Billionaire Infosys Chair Gives Alma Mater $38.5 Million for AI

Billionaire Infosys Ltd. co-founder Nandan Nilekani will donate $38.5 million to his alma mater Indian Institute of Technology Bombay, making one of the largest such gifts by an alumnus of an educational institution in the country.

(Bloomberg) — Billionaire Infosys Ltd. co-founder Nandan Nilekani will donate $38.5 million to his alma mater Indian Institute of Technology Bombay, making one of the largest such gifts by an alumnus of an educational institution in the country.

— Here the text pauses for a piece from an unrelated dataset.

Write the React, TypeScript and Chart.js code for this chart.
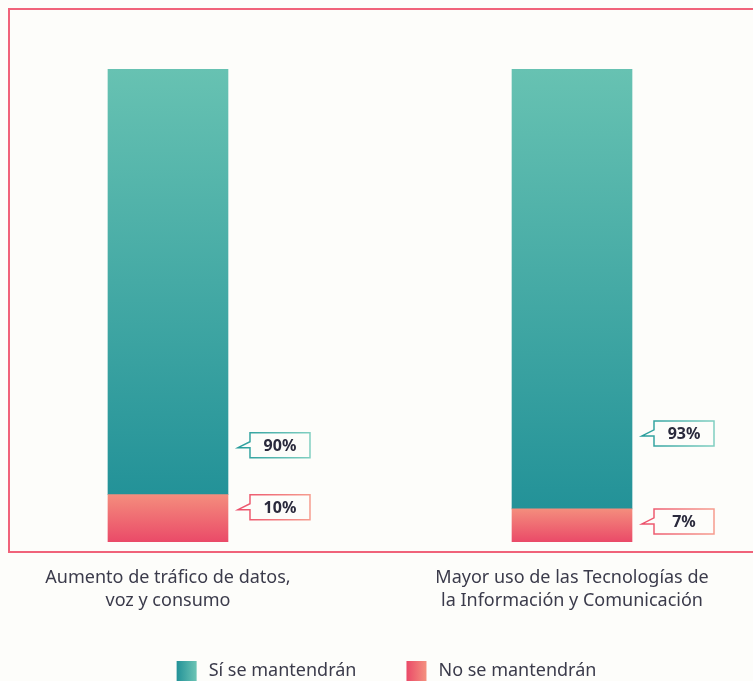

The grant takes the technologist’s total donations to the school to 4 billion rupees ($49 million) and is intended to foster research in emerging areas while supporting a deep-tech startup ecosystem, Nilekani’s office announced on Tuesday after a memorandum signing by the two parties.

Nilekani, who shot to prominence after founding the IT services pioneer Infosys, in 1973 joined what’s become known as the country’s pre-eminent engineering and technology learning institution. He helped establish Infosys in 1981, a few summers after graduating from what’s often called India’s MIT.

“It’s a tribute to the place that has given me so much and a commitment to the students who will shape our world tomorrow,” Nilekani, now Infosys’s chairman, said in the announcement.

Nilekani and his peers in India’s $245 billion IT outsourcing industry have leaned toward education in their philanthropic efforts. In 2019, billionaire Azim Premji of Wipro Ltd. donated company shares worth billions of dollars to his education-focused charitable arm, which runs the Premji University. Narayana Murthy, another Infosys co-founder, donated over $5 million to Harvard University toward the study of India’s literary heritage. And Shiv Nadar, founder of HCL Ltd., donated more than $12 million to a foundation that backs education initiatives.

IIT Bombay intends to set up centers to help startups in areas such as artificial intelligence, green energy and quantum computing, according to Tuesday’s announcement. It aims to raise $500 million over the next five years including from alumni, it said.